- What the task requires: Return exactly and only these lines: the first of the listing through the one containing "rotate=10] (y1988) at".

- Material:
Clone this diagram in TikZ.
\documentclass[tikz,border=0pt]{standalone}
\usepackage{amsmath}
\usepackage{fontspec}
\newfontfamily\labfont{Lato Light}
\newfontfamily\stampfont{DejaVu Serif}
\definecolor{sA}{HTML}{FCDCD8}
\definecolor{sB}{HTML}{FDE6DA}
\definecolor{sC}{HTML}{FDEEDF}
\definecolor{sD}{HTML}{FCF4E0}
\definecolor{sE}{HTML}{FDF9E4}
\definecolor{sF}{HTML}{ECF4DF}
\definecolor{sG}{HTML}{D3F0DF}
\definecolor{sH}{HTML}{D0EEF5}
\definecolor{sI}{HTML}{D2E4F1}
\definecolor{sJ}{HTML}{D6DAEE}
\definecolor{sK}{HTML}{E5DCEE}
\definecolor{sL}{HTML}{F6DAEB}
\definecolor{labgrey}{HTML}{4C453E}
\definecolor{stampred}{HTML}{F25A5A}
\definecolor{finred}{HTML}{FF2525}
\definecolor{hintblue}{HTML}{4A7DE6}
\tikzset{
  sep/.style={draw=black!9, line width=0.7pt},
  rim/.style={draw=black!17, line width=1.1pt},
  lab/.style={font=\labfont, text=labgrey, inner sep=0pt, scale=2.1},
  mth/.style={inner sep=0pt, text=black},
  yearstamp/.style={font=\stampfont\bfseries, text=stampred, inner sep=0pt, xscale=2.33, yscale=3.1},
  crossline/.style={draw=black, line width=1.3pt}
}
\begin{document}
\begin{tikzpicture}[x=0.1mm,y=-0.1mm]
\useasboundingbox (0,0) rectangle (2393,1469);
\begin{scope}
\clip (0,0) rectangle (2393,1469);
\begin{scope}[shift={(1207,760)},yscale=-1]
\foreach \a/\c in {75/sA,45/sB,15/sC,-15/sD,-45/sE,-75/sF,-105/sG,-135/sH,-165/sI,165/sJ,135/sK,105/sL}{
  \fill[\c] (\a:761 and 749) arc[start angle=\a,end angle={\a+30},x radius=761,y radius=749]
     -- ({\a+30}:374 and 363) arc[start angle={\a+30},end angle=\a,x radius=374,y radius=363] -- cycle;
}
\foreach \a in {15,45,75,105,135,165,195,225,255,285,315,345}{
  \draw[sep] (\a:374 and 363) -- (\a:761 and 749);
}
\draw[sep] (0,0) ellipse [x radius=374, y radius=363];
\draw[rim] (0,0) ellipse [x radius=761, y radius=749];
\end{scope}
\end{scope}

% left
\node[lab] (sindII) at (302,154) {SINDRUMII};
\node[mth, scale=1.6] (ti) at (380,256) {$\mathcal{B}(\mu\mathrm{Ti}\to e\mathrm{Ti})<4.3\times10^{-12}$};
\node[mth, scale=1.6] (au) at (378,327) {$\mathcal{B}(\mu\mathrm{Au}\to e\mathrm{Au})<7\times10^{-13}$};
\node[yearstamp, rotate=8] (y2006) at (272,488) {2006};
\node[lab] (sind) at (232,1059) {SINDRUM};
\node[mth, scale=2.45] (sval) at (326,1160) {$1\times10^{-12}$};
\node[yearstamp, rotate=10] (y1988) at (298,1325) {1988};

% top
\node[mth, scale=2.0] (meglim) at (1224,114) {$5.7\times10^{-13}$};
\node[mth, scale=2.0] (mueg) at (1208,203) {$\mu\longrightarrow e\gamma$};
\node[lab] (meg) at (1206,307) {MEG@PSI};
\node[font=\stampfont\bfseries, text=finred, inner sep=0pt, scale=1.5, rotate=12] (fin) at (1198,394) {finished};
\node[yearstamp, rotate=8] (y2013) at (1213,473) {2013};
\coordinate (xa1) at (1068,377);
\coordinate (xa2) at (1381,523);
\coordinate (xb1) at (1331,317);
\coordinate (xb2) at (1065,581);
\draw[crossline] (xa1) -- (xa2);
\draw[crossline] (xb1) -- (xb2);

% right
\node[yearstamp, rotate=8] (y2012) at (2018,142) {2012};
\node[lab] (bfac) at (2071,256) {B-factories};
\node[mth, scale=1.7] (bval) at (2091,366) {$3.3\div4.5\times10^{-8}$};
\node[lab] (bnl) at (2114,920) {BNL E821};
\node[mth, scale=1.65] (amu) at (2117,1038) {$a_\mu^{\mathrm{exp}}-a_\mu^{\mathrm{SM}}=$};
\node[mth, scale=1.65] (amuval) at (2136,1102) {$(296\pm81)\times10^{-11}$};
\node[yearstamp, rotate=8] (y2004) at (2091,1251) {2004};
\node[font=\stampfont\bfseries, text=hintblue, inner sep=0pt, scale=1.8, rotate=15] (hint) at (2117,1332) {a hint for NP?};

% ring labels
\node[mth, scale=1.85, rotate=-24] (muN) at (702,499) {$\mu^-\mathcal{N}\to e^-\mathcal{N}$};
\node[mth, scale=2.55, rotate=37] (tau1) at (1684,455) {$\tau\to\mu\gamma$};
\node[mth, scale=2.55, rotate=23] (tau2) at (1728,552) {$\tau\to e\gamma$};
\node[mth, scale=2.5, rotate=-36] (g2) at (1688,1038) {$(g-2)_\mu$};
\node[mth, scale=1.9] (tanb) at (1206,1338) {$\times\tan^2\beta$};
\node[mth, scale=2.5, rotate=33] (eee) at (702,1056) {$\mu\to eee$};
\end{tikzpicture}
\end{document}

- Solution to this task:
Clone this diagram in TikZ.
\documentclass[tikz,border=0pt]{standalone}
\usepackage{amsmath}
\usepackage{fontspec}
\newfontfamily\labfont{Lato Light}
\newfontfamily\stampfont{DejaVu Serif}
\definecolor{sA}{HTML}{FCDCD8}
\definecolor{sB}{HTML}{FDE6DA}
\definecolor{sC}{HTML}{FDEEDF}
\definecolor{sD}{HTML}{FCF4E0}
\definecolor{sE}{HTML}{FDF9E4}
\definecolor{sF}{HTML}{ECF4DF}
\definecolor{sG}{HTML}{D3F0DF}
\definecolor{sH}{HTML}{D0EEF5}
\definecolor{sI}{HTML}{D2E4F1}
\definecolor{sJ}{HTML}{D6DAEE}
\definecolor{sK}{HTML}{E5DCEE}
\definecolor{sL}{HTML}{F6DAEB}
\definecolor{labgrey}{HTML}{4C453E}
\definecolor{stampred}{HTML}{F25A5A}
\definecolor{finred}{HTML}{FF2525}
\definecolor{hintblue}{HTML}{4A7DE6}
\tikzset{
  sep/.style={draw=black!9, line width=0.7pt},
  rim/.style={draw=black!17, line width=1.1pt},
  lab/.style={font=\labfont, text=labgrey, inner sep=0pt, scale=2.1},
  mth/.style={inner sep=0pt, text=black},
  yearstamp/.style={font=\stampfont\bfseries, text=stampred, inner sep=0pt, xscale=2.33, yscale=3.1},
  crossline/.style={draw=black, line width=1.3pt}
}
\begin{document}
\begin{tikzpicture}[x=0.1mm,y=-0.1mm]
\useasboundingbox (0,0) rectangle (2393,1469);
\begin{scope}
\clip (0,0) rectangle (2393,1469);
\begin{scope}[shift={(1207,760)},yscale=-1]
\foreach \a/\c in {75/sA,45/sB,15/sC,-15/sD,-45/sE,-75/sF,-105/sG,-135/sH,-165/sI,165/sJ,135/sK,105/sL}{
  \fill[\c] (\a:761 and 749) arc[start angle=\a,end angle={\a+30},x radius=761,y radius=749]
     -- ({\a+30}:374 and 363) arc[start angle={\a+30},end angle=\a,x radius=374,y radius=363] -- cycle;
}
\foreach \a in {15,45,75,105,135,165,195,225,255,285,315,345}{
  \draw[sep] (\a:374 and 363) -- (\a:761 and 749);
}
\draw[sep] (0,0) ellipse [x radius=374, y radius=363];
\draw[rim] (0,0) ellipse [x radius=761, y radius=749];
\end{scope}
\end{scope}

% left
\node[lab] (sindII) at (302,154) {SINDRUMII};
\node[mth, scale=1.6] (ti) at (380,256) {$\mathcal{B}(\mu\mathrm{Ti}\to e\mathrm{Ti})<4.3\times10^{-12}$};
\node[mth, scale=1.6] (au) at (378,327) {$\mathcal{B}(\mu\mathrm{Au}\to e\mathrm{Au})<7\times10^{-13}$};
\node[yearstamp, rotate=8] (y2006) at (272,488) {2006};
\node[lab] (sind) at (232,1059) {SINDRUM};
\node[mth, scale=2.45] (sval) at (326,1160) {$1\times10^{-12}$};
\node[yearstamp, rotate=10] (y1988) at (298,1325) {1988};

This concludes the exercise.